Africa CDC chief Dr. Jean Kaseya warned at a summit of African leaders in Burundi on Tuesday that the current Ebola outbreak in the Bundibugyo strain, spreading in the Democratic Republic of Congo and Uganda, could become the deadliest on the continent. He said the main challenge is tracing tens of thousands of contacts who have not yet been found, leaving health systems under extreme strain.
Kaseya said the outbreak could surpass the 2014 to 2016 West Africa epidemic, which killed more than 11,000 people. As of mid-June 2026, Africa CDC said there had been more than 800 confirmed cases and close to 200 deaths in the DRC and Uganda. He stressed that without an immediate break in transmission, the whole region faces a strategic threat, adding, “Ebola moves fast, and Africa must move faster.”
The crisis is complicated by the lack of an effective vaccine or treatment for the Bundibugyo strain, which does not respond to the approved vaccines and therapies used against other Ebola variants. It is also unfolding in insecure areas, making it harder for medical teams to reach patients, deliver supplies, and conduct contact tracing. High cross border movement in the region is helping the virus spread beyond isolated areas.

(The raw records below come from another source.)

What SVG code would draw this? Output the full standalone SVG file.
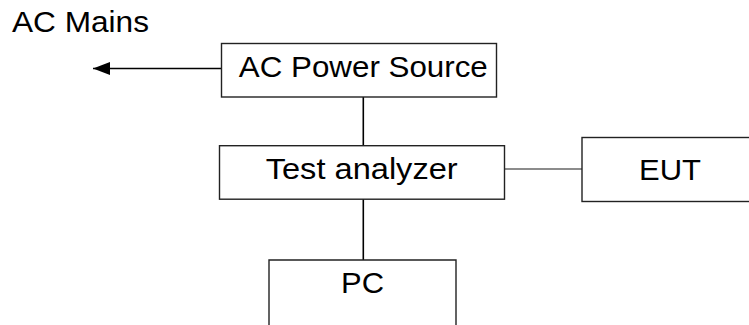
<svg xmlns="http://www.w3.org/2000/svg" width="749" height="325" viewBox="0 0 749 325">
<style>
.box{fill:#fff;stroke:#222;stroke-width:1.4}
.t{font-family:"Liberation Sans",Arial,sans-serif;font-size:30px;fill:#000}
.c{stroke:#000;stroke-width:1.6;fill:none}
.g{stroke:#666;stroke-width:1.6;fill:none}
</style>
<defs>
<marker id="ah" markerWidth="17" markerHeight="13" refX="17" refY="6.5" orient="auto" markerUnits="userSpaceOnUse">
<path d="M0,0 L17,6.5 L0,13 z" fill="#000"/>
</marker>
</defs>
<rect width="749" height="325" fill="#fff"/>
<g id="connectors">
<line class="c" x1="221" y1="68.5" x2="93" y2="68.5" stroke-width="2" marker-end="url(#ah)"/>
<line class="c" x1="363.3" y1="97" x2="363.3" y2="146"/>
<line class="g" x1="505" y1="169" x2="582" y2="169"/>
<line class="c" x1="363.3" y1="199" x2="363.3" y2="260"/>
</g>
<g id="ac-mains">
<text class="t" x="12" y="31.7" textLength="137" lengthAdjust="spacingAndGlyphs">AC Mains</text>
</g>
<g id="ac-power-source">
<rect class="box" x="221.5" y="43.5" width="275" height="53.5"/>
<text class="t" x="363.3" y="77" text-anchor="middle" textLength="249" lengthAdjust="spacingAndGlyphs">AC Power Source</text>
</g>
<g id="test-analyzer">
<rect class="box" x="219.5" y="145.7" width="285" height="53.5"/>
<text class="t" x="361.7" y="179" text-anchor="middle" textLength="192" lengthAdjust="spacingAndGlyphs">Test analyzer</text>
</g>
<g id="eut">
<rect class="box" x="582" y="137.5" width="200" height="64"/>
<text class="t" x="670" y="179.5" text-anchor="middle" textLength="62" lengthAdjust="spacingAndGlyphs">EUT</text>
</g>
<g id="pc">
<path class="box" d="M269,330 V260 H456 V330"/>
<text class="t" x="362.5" y="292.7" text-anchor="middle" textLength="43" lengthAdjust="spacingAndGlyphs">PC</text>
</g>
</svg>
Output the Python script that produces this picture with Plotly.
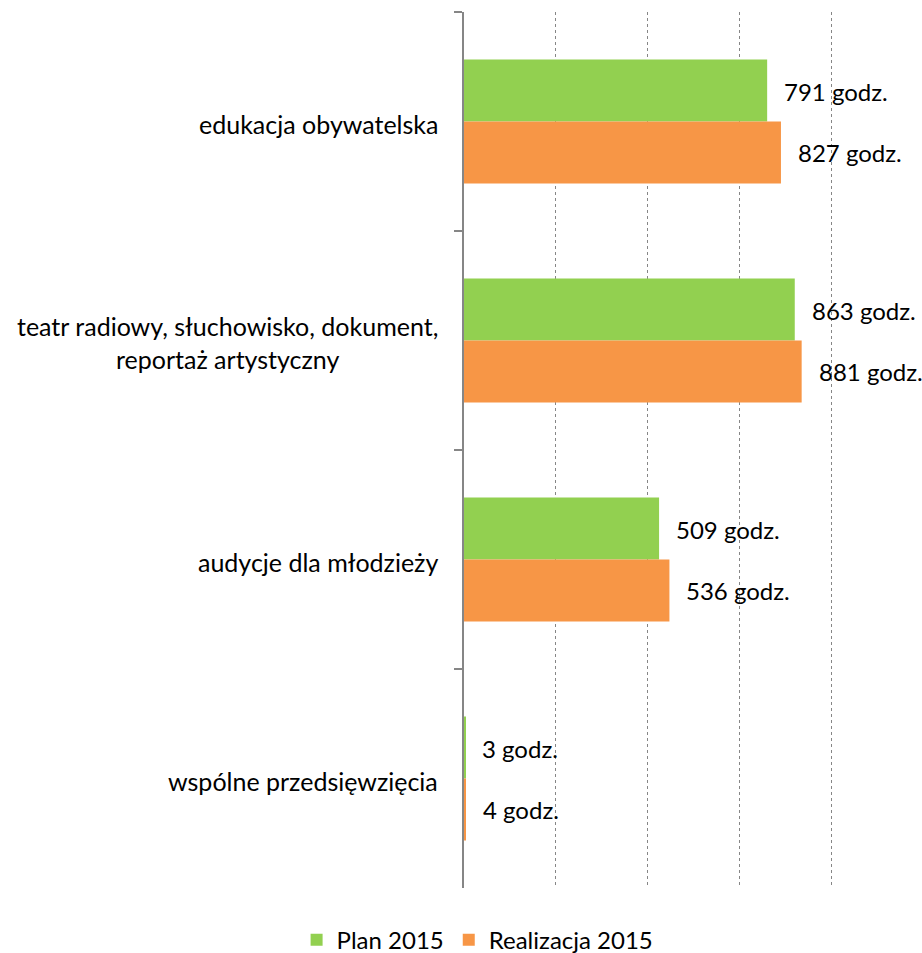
import plotly.graph_objects as go

# ---- data ----
categories = [
    "edukacja obywatelska",
    "teatr radiowy, słuchowisko, dokument,<br>reportaż artystyczny",
    "audycje dla młodzieży",
    "wspólne przedsięwzięcia",
]
plan_2015 = [791, 863, 509, 3]
realizacja_2015 = [827, 881, 536, 4]
series_names = ["Plan 2015", "Realizacja 2015"]
unit = "godz."

# ---- styles ----
GREEN = "#92D050"
ORANGE = "#F79646"
AXIS_GRAY = "#868686"
FONT = "Lato"
FS = 24

fig = go.Figure()
fig.add_trace(go.Bar(y=categories, x=plan_2015, orientation="h", name=series_names[0],
                     marker=dict(color=GREEN, line=dict(width=0))))
fig.add_trace(go.Bar(y=categories, x=realizacja_2015, orientation="h", name=series_names[1],
                     marker=dict(color=ORANGE, line=dict(width=0))))

annotations = []
# value labels
for vals, ys in ((plan_2015, 30), (realizacja_2015, -31)):
    for cat, v in zip(categories, vals):
        annotations.append(dict(x=v, y=cat, xref="x", yref="y", text=f"{v} {unit}",
                                showarrow=False, xanchor="left", yanchor="middle",
                                xshift=15, yshift=ys,
                                font=dict(family=FONT, size=FS, color="#000000")))
# category labels (centered multi-line)
for cat in categories:
    annotations.append(dict(x=0, y=cat, xref="paper", yref="y", text=cat,
                            showarrow=False, xanchor="right", yanchor="middle",
                            xshift=-24, yshift=-2, align="center",
                            font=dict(family=FONT, size=25, color="#000000")))

fig.update_layout(
    width=922, height=953,
    margin=dict(l=464, r=0, t=12, b=65),
    paper_bgcolor="white", plot_bgcolor="white",
    font=dict(family=FONT, size=FS, color="#000000"),
    barmode="group", bargap=0.434, bargroupgap=0,
    annotations=annotations,
    legend=dict(orientation="h", xref="container", yref="container",
                x=0.518, xanchor="center", y=0.0136, yanchor="middle",
                font=dict(family=FONT, size=FS), traceorder="normal"),
    xaxis=dict(range=[0, 1195], tick0=0, dtick=240, showgrid=True,
               gridcolor=AXIS_GRAY, griddash="dot", gridwidth=1,
               showticklabels=False, zeroline=False, showline=False, ticks=""),
    yaxis=dict(autorange="reversed", showline=True, linecolor=AXIS_GRAY, linewidth=2,
               ticks="outside", tickson="boundaries", ticklen=8, tickcolor=AXIS_GRAY,
               tickwidth=2, showticklabels=False, showgrid=False, zeroline=False),
)

fig.write_html("out.html", config={"displayModeBar": False},
               post_script="document.body.style.margin='0px';document.body.style.overflow='hidden';")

To slow the outbreak, Africa CDC and the World Health Organization launched a joint preparedness and response plan worth $518 million, running through November 2026. The plan aims to build a coalition of countries and international partners under the slogan, “One plan, one budget, one team,” with priorities including stronger laboratories, faster field diagnostics, community outreach against dangerous disinformation, and health and humanitarian corridors in conflict zones. The outbreak officially began in mid May 2026 in Ituri, North Kivu and South Kivu in Congo, with spillover into Uganda. The next test is whether funding is approved quickly enough to support response efforts in 31 active health zones in the DRC.